Sartre: Ketiadaan dan Kebebasan Manusia
Jean-Paul Sartre, filsuf eksistensialis, juga punya pandangan menarik tentang ketiadaan. Menurutnya, ketiadaan itu justru jadi bukti kebebasan manusia. Kita bebas memilih tindakan kita sendiri, karena nggak ada takdir atau tujuan yang udah ditentukan sebelumnya.
Pandangan Sartre ini bisa kita lihat dalam kehidupan sehari-hari. Misalnya, ketika kita memilih jurusan kuliah, kita bebas memilih jurusan apa pun yang kita inginkan. Nggak ada yang memaksa kita untuk memilih jurusan tertentu. Kebebasan ini muncul karena kita sadar bahwa masa depan kita belum "ada", dan kita bebas untuk membentuknya sesuai dengan keinginan kita.
Misteri yang Terus Memikat
Konsep "ada" dan "tiada" ini emang misterius dan kompleks. Tapi, justru karena itu, filsafat "ada" dan "tiada" terus memikat para pemikir dari generasi ke generasi.

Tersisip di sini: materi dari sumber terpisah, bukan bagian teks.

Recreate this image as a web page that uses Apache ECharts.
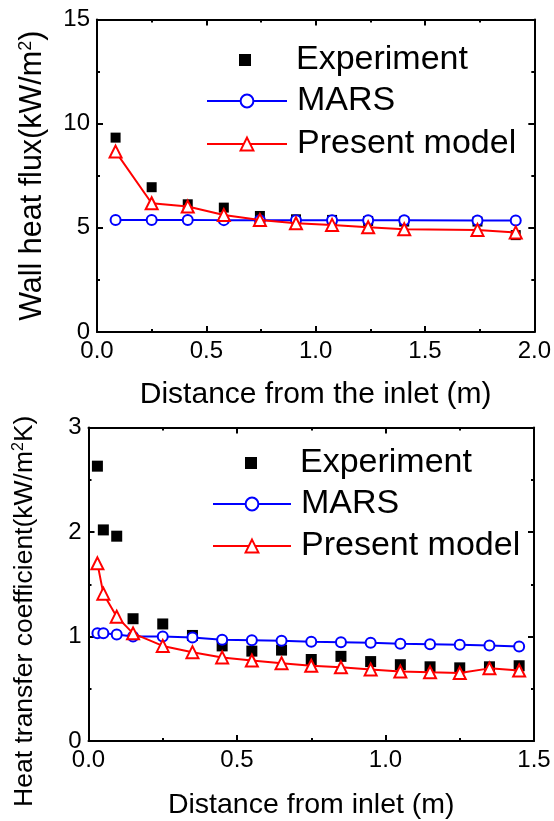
<!DOCTYPE html>
<html><head><meta charset="utf-8">
<script src="https://cdn.jsdelivr.net/npm/echarts@6/dist/echarts.min.js"></script>
<style>html,body{margin:0;padding:0;background:#fff}#c{width:554px;height:821px}</style>
</head><body><div id="c"></div>
<script>
// ---- Top panel data ----
const topX = [0.085, 0.25, 0.415, 0.58, 0.745, 0.91, 1.075, 1.24, 1.405, 1.74, 1.915];
const topExperiment = [9.33, 6.95, 6.13, 5.97, 5.57, 5.41, 5.38, 5.33, 5.3, 5.3, 4.65];
const topMARS = [5.38, 5.38, 5.38, 5.37, 5.37, 5.37, 5.36, 5.36, 5.36, 5.35, 5.35];
const topPresent = [8.66, 6.18, 6.02, 5.62, 5.38, 5.22, 5.14, 5.03, 4.93, 4.9, 4.78];
// ---- Bottom panel data ----
const botX = [0.03, 0.05, 0.095, 0.15, 0.25, 0.35, 0.45, 0.55, 0.65, 0.75, 0.85, 0.95, 1.05, 1.15, 1.25, 1.35, 1.45];
const botExperiment = [2.63, 2.02, 1.96, 1.17, 1.12, 1.01, 0.91, 0.86, 0.87, 0.78, 0.81, 0.76, 0.73, 0.71, 0.70, 0.71, 0.72];
const botMARS = [1.03, 1.03, 1.02, 1.0, 1.0, 0.99, 0.97, 0.965, 0.96, 0.95, 0.945, 0.94, 0.93, 0.925, 0.92, 0.915, 0.905];
const botPresent = [1.70, 1.41, 1.19, 1.03, 0.91, 0.85, 0.80, 0.77, 0.745, 0.72, 0.705, 0.685, 0.665, 0.657, 0.65, 0.695, 0.675];
// ---- Labels ----
const seriesNames = ['Experiment', 'MARS', 'Present model'];
const topXTitle = 'Distance from the inlet (m)';
const topYTitle = 'Wall heat flux(kW/m{s|2})';
const botXTitle = 'Distance from inlet (m)';
const botYTitle = 'Heat transfer coefficient(kW/m{s|2}K)';

const FONT = 'Liberation Sans, Arial, sans-serif';
const zip = (xs, ys) => xs.map((x, i) => [x, ys[i]]);

function axisCommon(showLabel, fmt) {
  return {
    axisLine: {show: true, onZero: false, lineStyle: {color: '#000', width: 2}},
    axisTick: {show: true, inside: true, length: 6, lineStyle: {color: '#000', width: 2}},
    minorTick: {show: true, splitNumber: 2, length: 3, lineStyle: {color: '#000', width: 2}},
    splitLine: {show: false},
    axisLabel: {show: showLabel, color: '#000', fontSize: 24, fontFamily: FONT, margin: 7, formatter: fmt}
  };
}
const fmt1 = v => v.toFixed(1);
const fmt0 = v => String(Math.round(v));

function xAxes(gi, max, title, gap, fs) {
  return [
    Object.assign({type: 'value', gridIndex: gi, min: 0, max: max, interval: 0.5, position: 'bottom',
      name: title, nameLocation: 'middle', nameGap: gap,
      nameTextStyle: {color: '#000', fontSize: fs, fontFamily: FONT}}, axisCommon(true, fmt1)),
    Object.assign({type: 'value', gridIndex: gi, min: 0, max: max, interval: 0.5, position: 'top'}, axisCommon(false, fmt1))
  ];
}
function yAxes(gi, max, interval, title, gap, fs, pad) {
  return [
    Object.assign({type: 'value', gridIndex: gi, min: 0, max: max, interval: interval, position: 'left',
      name: title, nameLocation: 'middle', nameGap: gap,
      nameTextStyle: {color: '#000', fontSize: fs, fontFamily: FONT, padding: pad,
        rich: {s: {fontSize: Math.round(fs * 0.6), fontFamily: FONT, color: '#000', verticalAlign: 'top', padding: [0, 0, Math.round(fs * 0.45), 0]}}}},
      axisCommon(true, fmt0)),
    Object.assign({type: 'value', gridIndex: gi, min: 0, max: max, interval: interval, position: 'right'}, axisCommon(false, fmt0))
  ];
}

function seriesFor(xi, yi, xs, exp, mars, pres, sq) {
  return [
    {name: seriesNames[0], type: 'scatter', xAxisIndex: xi, yAxisIndex: yi, data: zip(xs, exp),
      symbol: 'rect', symbolSize: sq, itemStyle: {color: '#000', opacity: 1}, z: 2},
    {name: seriesNames[1], type: 'line', xAxisIndex: xi, yAxisIndex: yi, data: zip(xs, mars),
      symbol: 'emptyCircle', symbolSize: 10, showAllSymbol: true,
      lineStyle: {color: '#0000ff', width: 2}, itemStyle: {color: '#0000ff', borderWidth: 2}, z: 3},
    {name: seriesNames[2], type: 'line', xAxisIndex: xi, yAxisIndex: yi, data: zip(xs, pres),
      symbol: 'emptyTriangle', symbolSize: 12, showAllSymbol: true,
      lineStyle: {color: '#ff0000', width: 2}, itemStyle: {color: '#ff0000', borderWidth: 2}, z: 4}
  ];
}

function legendRow(name, left, top, w, pad) {
  return {
    data: [name], left: left, top: top, padding: 0, itemWidth: w, itemHeight: name === 'Experiment' ? 12 : 16,
    selectedMode: false,
    textStyle: {color: '#000', fontSize: 34, fontFamily: FONT, lineHeight: 34, padding: [0, 0, 0, pad]}
  };
}

const chart = echarts.init(document.getElementById('c'), null, {renderer: 'canvas'});
chart.setOption({
  backgroundColor: '#fff',
  animation: false,
  grid: [
    {left: 97, top: 19.5, width: 438, height: 312.5},
    {left: 88.5, top: 427.5, width: 445.5, height: 314.5}
  ],
  xAxis: xAxes(0, 2, topXTitle, 48, 30).concat(xAxes(1, 1.5, botXTitle, 50, 28.5)),
  yAxis: yAxes(0, 15, 5, topYTitle, 48, 30.5, 0).concat(yAxes(1, 3, 1, botYTitle, 50, 26.5, [0, 54, 0, 0])),
  legend: [
    legendRow('Experiment', 239, 43, 12, 40),
    legendRow('MARS', 206, 84, 80, 5),
    legendRow('Present model', 206, 127, 80, 5),
    legendRow('Experiment', 245, 446, 12, 38),
    legendRow('MARS', 212, 487, 78, 5),
    legendRow('Present model', 212, 529, 78, 5)
  ],
  series: seriesFor(0, 0, topX, topExperiment, topMARS, topPresent, 10)
    .concat(seriesFor(2, 2, botX, botExperiment, botMARS, botPresent, 11))
});
</script></body></html>
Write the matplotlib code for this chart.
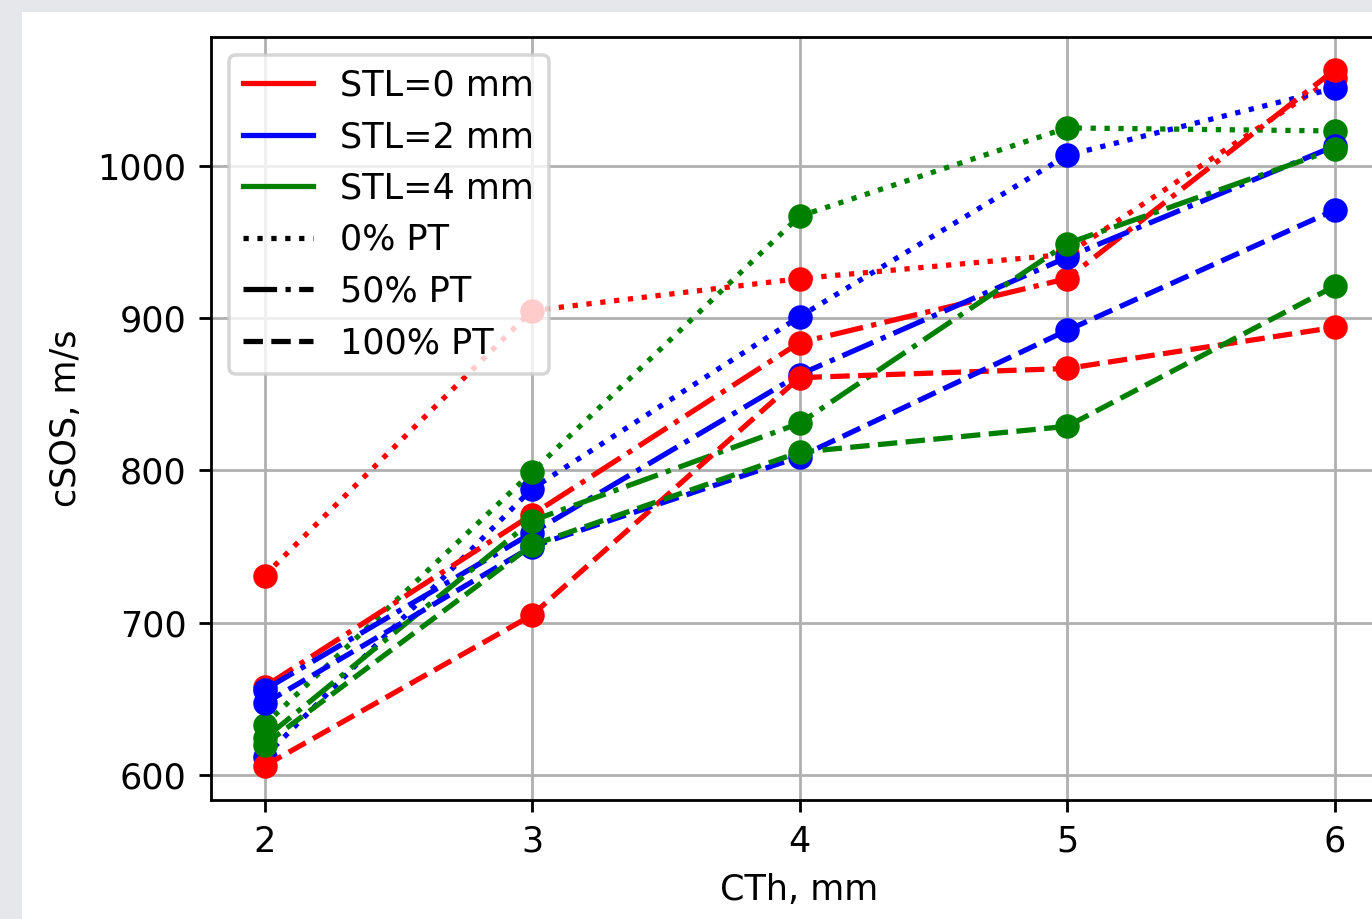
import matplotlib
matplotlib.use('Agg')
import matplotlib.pyplot as plt
from matplotlib.lines import Line2D
from matplotlib.patches import Rectangle

## data ##
cth = [2, 3, 4, 5, 6]

stl0_pt0 = [731, 905, 926, 942, 1058]
stl0_pt50 = [658, 771, 884, 926, 1063]
stl0_pt100 = [606, 705, 861, 867, 894]

stl2_pt0 = [612, 788, 901, 1007, 1051]
stl2_pt50 = [656, 759, 863, 940, 1013]
stl2_pt100 = [647, 750, 809, 892, 971]

stl4_pt0 = [633, 799, 967, 1025, 1023]
stl4_pt50 = [624, 767, 831, 949, 1011]
stl4_pt100 = [620, 751, 812, 829, 921]

stl_labels = ['STL=0 mm', 'STL=2 mm', 'STL=4 mm']
pt_labels = ['0% PT', '50% PT', '100% PT']
colors = ['red', 'blue', 'green']
styles = [':', '-.', '--']

# series[pt][stl]
series = [
    [stl0_pt0, stl2_pt0, stl4_pt0],
    [stl0_pt50, stl2_pt50, stl4_pt50],
    [stl0_pt100, stl2_pt100, stl4_pt100],
]

## figure ##
fig = plt.figure(figsize=(1372 / 252, 919 / 252), dpi=252)
fig.patch.set_facecolor('#e5e7eb')
# white page area, the screenshot is cropped on the right and bottom
page = Rectangle((22 / 1372, 0), 1, (919 - 12) / 919,
                 transform=fig.transFigure, facecolor='white',
                 edgecolor='none', zorder=-10)
fig.add_artist(page)

ax = fig.add_axes([211 / 1372, (919 - 800) / 919, (1388 - 211) / 1372, (800 - 37) / 919])

for p in range(3):
    for s in range(3):
        ax.plot(cth, series[p][s], color=colors[s], linestyle=styles[p], marker='o')

ax.set_xlim(1.8, 6.2)
ax.set_ylim(583.6, 1084.7)
ax.set_xticks(cth)
ax.set_yticks([600, 700, 800, 900, 1000])
ax.grid(True)
ax.set_xlabel('CTh, mm')
ax.set_ylabel('cSOS, m/s')

handles = [Line2D([], [], color=c) for c in colors]
handles += [Line2D([], [], color='black', linestyle=ls) for ls in styles]
ax.legend(handles, stl_labels + pt_labels, loc='upper left')

fig.savefig('out.png', dpi=252, facecolor=fig.get_facecolor())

Dengan merenungkan pertanyaan-pertanyaan tentang "ada" dan "tiada", kita bisa lebih memahami diri kita sendiri, dunia di sekitar kita, dan bahkan mungkin menemukan makna hidup yang lebih dalam.
Jadi, jangan takut untuk merenung dan bertanya tentang hal-hal yang tampaknya sepele. Siapa tahu, pertanyaan-pertanyaan itu bisa membawa kamu pada pemahaman yang lebih mendalam tentang eksistensi dan kehidupan itu sendiri.